Otro de los ejes de una reestructura a fondo requiere poner freno a la generación caprichosa de déficit y contratación de préstamos que endeudan irresponsablemente al país. El endeudamiento debe promover el desarrollo y la generación de oportunidades, no disfrazar el gasto corriente ni destinarse a cubrir pasivos.
Lo mismo ocurre con la necesaria redistribución del presupuesto. Hoy la mayor parte de los impuestos van directo a las arcas de la federación; sólo falta que ésta absorba también el predial y las multas de tránsito o asuma el control de las policías municipales y estatales, para que la centralización imperial y disfuncional sea absoluta.
Además, este nuevo esquema debe promover no sólo la división de poderes, sino su separación, de tal modo que se garantice un verdadero equilibrio republicano.
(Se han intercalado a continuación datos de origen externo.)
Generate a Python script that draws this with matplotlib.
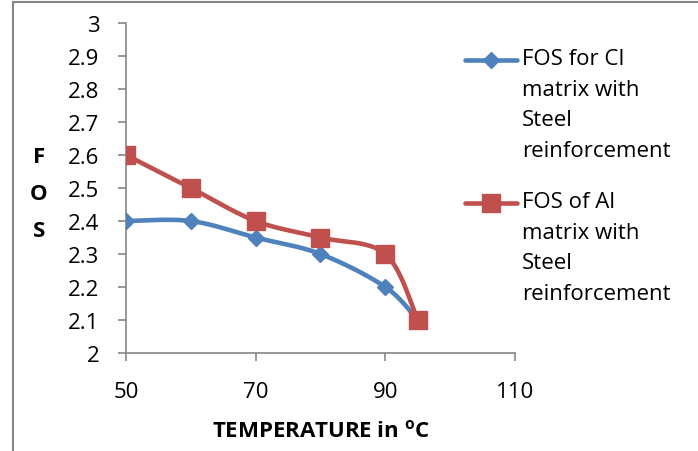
import matplotlib
matplotlib.use('Agg')
import numpy as np
import matplotlib.pyplot as plt
from matplotlib.lines import Line2D

# 数据
temperature = [50, 60, 70, 80, 90, 95]
fos_ci = [2.4, 2.4, 2.35, 2.3, 2.2, 2.1]
fos_al = [2.6, 2.5, 2.4, 2.35, 2.3, 2.1]

label_ci = "FOS for CI\nmatrix with\nSteel\nreinforcement"
label_al = "FOS of Al\nmatrix with\nSteel\nreinforcement"

BLUE = '#4F81BD'
RED = '#C0504D'
GRAY = '#868686'
FS = 16

plt.rcParams['font.family'] = ['Open Sans', 'DejaVu Sans']
plt.rcParams['mathtext.fontset'] = 'custom'
plt.rcParams['mathtext.bf'] = 'Open Sans:bold'
plt.rcParams['mathtext.rm'] = 'Open Sans'

XMIN, XMAX, YMIN, YMAX = 50, 110, 2, 3


def smooth_curve(x, y, sx, sy, n=40):
    """Excel 风格平滑曲线 (Catmull-Rom 贝塞尔), 在像素比例下计算"""
    px = (np.asarray(x, float) - XMIN) / (XMAX - XMIN) * sx
    py = (np.asarray(y, float) - YMIN) / (YMAX - YMIN) * sy
    pts = np.column_stack([px, py])
    out = []
    for i in range(len(pts) - 1):
        p0 = pts[i - 1] if i > 0 else pts[i]
        p1 = pts[i]
        p2 = pts[i + 1]
        p3 = pts[i + 2] if i + 2 < len(pts) else pts[i + 1]
        c1 = p1 + (p2 - p0) / 6.0
        c2 = p2 - (p3 - p1) / 6.0
        t = np.linspace(0, 1, n)[:, None]
        seg = ((1 - t) ** 3) * p1 + 3 * ((1 - t) ** 2) * t * c1 \
            + 3 * (1 - t) * t ** 2 * c2 + t ** 3 * p2
        out.append(seg if i == 0 else seg[1:])
    out = np.vstack(out)
    xs = out[:, 0] / sx * (XMAX - XMIN) + XMIN
    ys = out[:, 1] / sy * (YMAX - YMIN) + YMIN
    return xs, ys


fig = plt.figure(figsize=(6.98, 4.52), dpi=100)
ax = fig.add_axes([126 / 698, 1 - 354 / 452, 389 / 698, 330 / 452])

sx, sy = 389, 330
for y, color, marker, ms in [(fos_ci, BLUE, 'D', 8.5), (fos_al, RED, 's', 13.5)]:
    xs, ys = smooth_curve(temperature, y, sx, sy)
    ax.plot(xs, ys, color=color, lw=3.3, solid_capstyle='round', zorder=3)
    ax.plot(temperature, y, linestyle='none', marker=marker, ms=ms,
            color=color, mec=color, zorder=4)

ax.set_xlim(XMIN, XMAX)
ax.set_ylim(YMIN, YMAX)
ax.set_xticks([50, 70, 90, 110])
ax.set_yticks(np.round(np.arange(2, 3.01, 0.1), 1))
ax.set_yticklabels(['2', '2.1', '2.2', '2.3', '2.4', '2.5', '2.6', '2.7',
                    '2.8', '2.9', '3'])

for side in ['top', 'right']:
    ax.spines[side].set_visible(False)
for side in ['left', 'bottom']:
    ax.spines[side].set_color(GRAY)
    ax.spines[side].set_linewidth(1.2)
ax.tick_params(direction='out', length=6, width=1.2, color=GRAY,
               labelsize=FS, labelcolor='black')
ax.tick_params(axis='y', pad=13)
ax.tick_params(axis='x', pad=14)

# 坐标轴标题
ax.set_xlabel(r"TEMPERATURE in $\mathbf{^o}$C", fontsize=FS,
              fontweight='bold', labelpad=13)
fig.text(39 / 698, 1 - 195 / 452, "F\nO\nS", fontsize=FS, fontweight='bold',
         ha='center', va='center', linespacing=2.0)

# 图例
def legend_entry(y_px, color, marker, ms, text):
    yy = 1 - y_px / 452
    fig.add_artist(Line2D([465 / 698, 517 / 698], [yy, yy], color=color,
                          lw=3.3, solid_capstyle='round',
                          transform=fig.transFigure))
    fig.add_artist(Line2D([491 / 698], [yy], marker=marker, ms=ms,
                          color=color, mec=color, transform=fig.transFigure))
    fig.text(522 / 698, 1 - (y_px - 12) / 452, text, fontsize=FS,
             ha='left', va='top', linespacing=1.6)


legend_entry(61, BLUE, 'D', 8.5, label_ci)
legend_entry(204, RED, 's', 13.5, label_al)

# 图框 (左、上)
fig.add_artist(Line2D([13 / 698, 13 / 698], [0, 1 - 3 / 452], color=GRAY,
                      lw=1.5, transform=fig.transFigure))
fig.add_artist(Line2D([13 / 698, 1], [1 - 3 / 452, 1 - 3 / 452], color=GRAY,
                      lw=1.5, transform=fig.transFigure))

fig.savefig('out.png', dpi=100)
Ello requiere un Poder Judicial fuerte y la simplificación de los requisitos para que la Corte declare la inconstitucionalidad de leyes.
Finalmente, debe fijarse una política que transparente los programas sociales y establezca como delito su uso electoral, como sucede cuando los “siervos de la nación” acuden a los domicilios uniformados con los colores y distintivos del partido en el poder.
El reto es enorme, requiere no sólo el esfuerzo sino la voluntad política de todos los partidos. Independientemente de quien gane las elecciones, los nuevos gobernantes deben impulsar estos cambios convencidos por la premisa de que la democracia no consiste en acumular el poder, sino en distribuirlo.